Tennessee Titans LB Vic Beasley finally set for season debut
Beasley has been dealing with a knee injury that limited him in practice for most of the previous two weeks. After working on a separate field with head coach Mike Vrabel, Beasley has been a full participant at practice since Thursday of last week.
The sixth-year linebacker signed a one-year, $9.5 million deal with the Titans in March and took part in virtual meetings with the team during the offseason. But Beasley reported to camp 10 days late, an unexcused absence that resulted in a $500,000 fine.
“There was a little disagreement here and there, but those things are behind us.

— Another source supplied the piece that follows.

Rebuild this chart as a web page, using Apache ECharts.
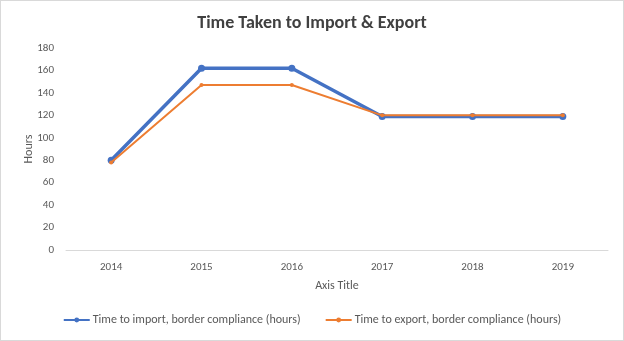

I have moved on and let bygones be bygones,” Beasley said Friday. “That’s something that we’ll keep confidential between me and the other party. What’s understood is understood. We came to an agreement, settled our differences and are both understanding of the situation. It’s all smiles on both ends, and we are happy to work together.”
Once Beasley got to camp he was placed on the non-football injury list. The Titans listed Beasley on the practice report with a knee injury. Beasley complimented the Titans’ training staff, calling it “amazing” and saying “they have been nothing but good” for him.
As a member of the Atlanta Falcons, Beasley led the NFL with 15.5 sacks in 2015. He finished with 8.5 sacks for the Falcons last season. A questionable work ethic and passion for the game reportedly led to Beasley becoming a free agent. But he feels he’s in the right place with the Titans.
“I’m excited getting to work with Vrabes, a guy who has the defensive perspective and actually played the same position that I did. That can only benefit me,” Beasley said. “I love the game. I wouldn’t waste nobody’s time if I didn’t love the game. I’m not going to give nobody half-hearted effort.”
Now that he is on the field, the Titans hope to get a boost in their pass rush that can help them reach the ultimate goal. Said Beasley, “Here, we are all on the same mission — that’s to win the Super Bowl.”